Он не красив, он не высок;
Но взор горит, любовь сулит;
И на челе оставил рок
Средь юных дней печать страстей.
Власы из нём, как смоль, черны,
Бледны всегда его уста,
Открыты ль, сомкнуты ль они:
Лиют без слов язык богов!.. («Портреты» [I; 16])

Такая красота связана с духовной наполненностью, работой ума, умением различать добро и зло в преодолении страданий:

Он был не молод – и не стар.
Но, рассмотрев его черты,
Не чуждые той красоты
Невыразимой, но живой,
Которой блеск печальный свой
Мысль неизменная дала,
Где всё, что есть добра и зла
В душе, прикованной к земле,
Отражено как на стекле,
Вздохнувши, всякий бы сказал,
Что жил он меньше, чем страдал. («Боярин Орша» [I; 303])

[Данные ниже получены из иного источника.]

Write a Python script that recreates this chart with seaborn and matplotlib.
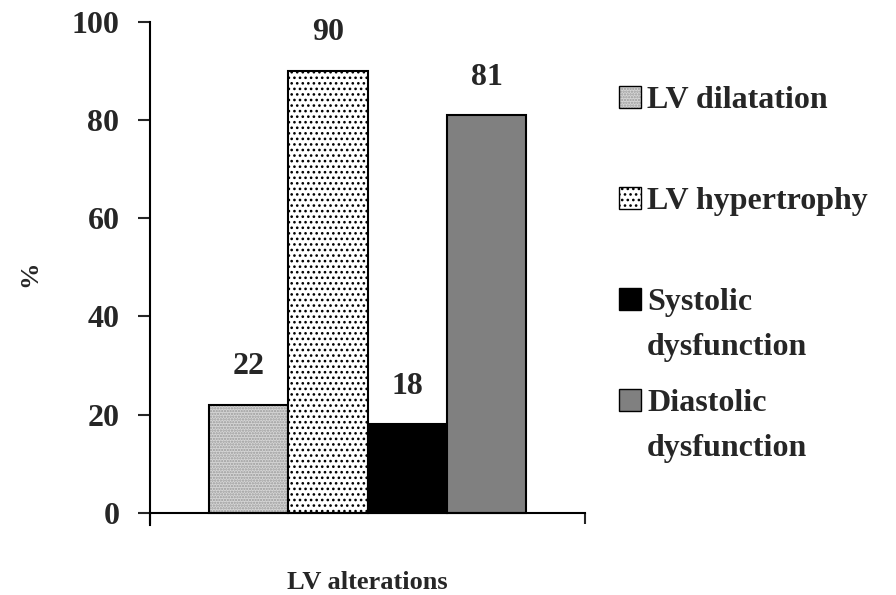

Тексты показывают близость содержания ядра концепта «красота» в творчестве Л. русской ментальности, что проявляется в неразрывности «чувства и осознания красоты», в присутствии элемента «нравственной оценки, из-за чего суровость и строгость красоты часто оценивается выше её внешней эффектности», в том, что «в красоте ценится спокойное величие» [2; 22]. Однако «кротость обладателя красоты» не вдохновляет Л., в чём сказываются противоречивость и импульсивность его натуры, которой была важнее реальность страдания, рождаемого в поисках активных действий. Вместе с тем поэт отразил представления о красоте мира как о неотъемлемом его свойстве, продемонстрировав свою близость национальному сознанию, в чём проявилась народность творчества Л.

Лит.: 1) Асмус В.Ф. Круг идей Лермонтова /[Электронный ресурс ФЭБ Русская литература и фольклор. http://feb-web.ru/feb/litnas/texts/l43/l43-083-.htm]; 2) Окунева И.О. Концепт «КРАСОТА» в русском и английском языках: Автореф. дис. … канд. филол. наук. – М.: МГУ, 2009. – 24с.; 3). Павлович Н.В. Словарь поэтических образов: На основе русской художественной литературы XVIII XX веков. В 2 т. – М.: Эдиториал УРСС, 2007.; 4) Соловьев В.С. Избранные произведения. Серия: «Выдающиеся мыслители». – Ростов на Дону: Феникс, 1998. – 544 с.; 5). Бродский Н.Л. М.Ю. Лермонтов: Биография, 1814—1832. — Т. 1. — М.: Гослитиздат, 1945. — 348с.